Up to 1.3 million people could be in danger of floods if the vast amount of rock and debris that has blocked the Jianjiang river bursts open, officials have warned.

More than 250,000 people have already been evacuated but many others will have to be moved out if the quake lake empties downstream rapidly.

According to local authorities, the controlled draining of some of the 200 million cubic metres (700 million cubic feet) of water behind the dam could start on Friday afternoon, the official Xinhua news agency reported.

On Friday morning, the water level had climbed to within just 50 centimetres (20 inches) below the lowest point on a sluice channel that Chinese soldiers dug last week, it said.

But by late afternoon the water had not begun to flow, with the events being shown live on state television.

More military personnel were airlifted to the dam on Friday for further drainage preparations as weather forecasts predicted rain and thunderstorms this weekend, state television said.

Crews were expected to work on widening the channel for the next three to five days, said the report, which showed them toiling beneath the debris dam.

The May 12 quake triggered massive landslides in mountainous Sichuan province, blocking rivers and creating more than 30 unstable "quake lakes" that are threatening millions of people.

The death toll from the earthquake rose to 69,130 on Friday, with another 17,824 missing, the government said.

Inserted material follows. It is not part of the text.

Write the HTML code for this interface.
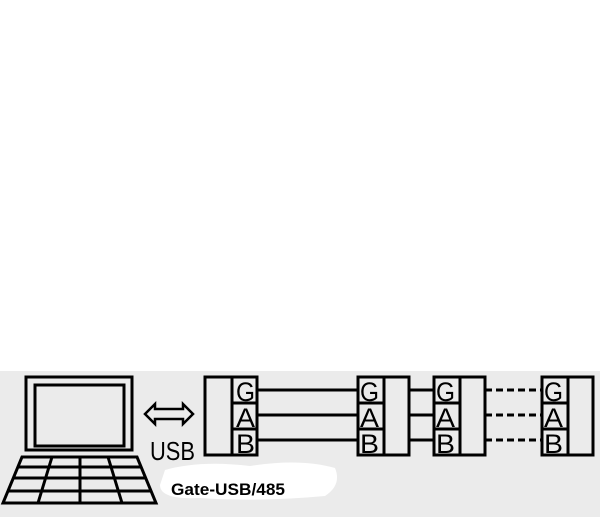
<!DOCTYPE html>
<html><head><style>
html,body{margin:0;padding:0;background:#fff;}
</style></head><body>
<svg width="600" height="517" xmlns="http://www.w3.org/2000/svg" style="display:block">
<rect x="0" y="371" width="600" height="146" fill="#ebebeb"/>
<path d="M165,470 Q200,460 250,466 Q300,458 335,468 Q342,485 325,496 Q260,502 200,498 Q160,500 160,485 Z" fill="#fff"/>
<g fill="none" stroke="#000" stroke-width="3">
<rect x="26" y="377" width="106" height="73"/>
<rect x="35" y="385" width="89" height="61"/>
<path d="M22,457 L137,457 L156,503 L3,503 Z"/>
<path d="M19,467 L141,467 M14,478 L146,478 M8,491 L151,491"/>
<path d="M80,457 L80,503 M52,457 L38,503 M108,457 L122,503"/>
<path d="M145,414 L155,404 L155,409 L183,409 L183,404 L193,414 L183,424 L183,419 L155,419 L155,424 Z" stroke-width="2.5"/>
<rect x="205" y="377" width="52" height="78"/>
<path d="M232,377 V455 M232,403 H257 M232,429 H257"/>
<rect x="358" y="377" width="51" height="78"/>
<path d="M384,377 V455 M358,403 H384 M358,429 H384"/>
<rect x="434" y="377" width="51" height="78"/>
<path d="M460,377 V455 M434,403 H460 M434,429 H460"/>
<rect x="542" y="377" width="51" height="78"/>
<path d="M568,377 V455 M542,403 H568 M542,429 H568"/>
<path d="M257,390 H358 M257,415 H358 M257,440 H358 M409,390 H434 M409,415 H434 M409,440 H434"/>
<path d="M485,390 H542 M485,415 H542 M485,440 H542" stroke-dasharray="7,4"/>
</g>
<g font-family="Liberation Sans, sans-serif" font-size="27" fill="#000">
<text x="150" y="460" font-size="26" textLength="45" lengthAdjust="spacingAndGlyphs">USB</text>
<text x="236" y="401" textLength="19" lengthAdjust="spacingAndGlyphs">G</text>
<text x="236" y="427" textLength="19" lengthAdjust="spacingAndGlyphs">A</text>
<text x="236" y="453" textLength="19" lengthAdjust="spacingAndGlyphs">B</text>
<text x="360" y="401" textLength="19" lengthAdjust="spacingAndGlyphs">G</text>
<text x="360" y="427" textLength="19" lengthAdjust="spacingAndGlyphs">A</text>
<text x="360" y="453" textLength="19" lengthAdjust="spacingAndGlyphs">B</text>
<text x="436" y="401" textLength="19" lengthAdjust="spacingAndGlyphs">G</text>
<text x="436" y="427" textLength="19" lengthAdjust="spacingAndGlyphs">A</text>
<text x="436" y="453" textLength="19" lengthAdjust="spacingAndGlyphs">B</text>
<text x="544" y="401" textLength="19" lengthAdjust="spacingAndGlyphs">G</text>
<text x="544" y="427" textLength="19" lengthAdjust="spacingAndGlyphs">A</text>
<text x="544" y="453" textLength="19" lengthAdjust="spacingAndGlyphs">B</text>
<text x="171" y="495" font-size="17" font-weight="bold" textLength="114" lengthAdjust="spacingAndGlyphs">Gate-USB/485</text>
</g>
</svg>
</body></html>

Meanwhile, families continued to complain of corruption in the collapse of thousands of schools in the region as the government appeared eager to put a lid on potential unrest and open reporting on the quake's aftermath.

"We demand an investigation and for those responsible to be punished as quickly as possible," said You Zhenghua, whose daughter Zhong Suyan was among the hundreds who died when the Juyuan Middle School collapsed during the quake.

"We don't want money or anything else. Just justice."

Parents have held unprecedented angry protests over the issue, blaming official corruption for shoddily built school buildings that collapsed when the quake hit.

Chinese police on Friday restricted the movements of foreign journalists in the earthquake zone, the latest sign that initial openness on covering last month's disaster was drawing to a close.

Two AFP journalists were barred entry to the town of Wufu, where parents have protested the collapse of another school, while other western journalists said they were harassed and detained by police for their reporting activities.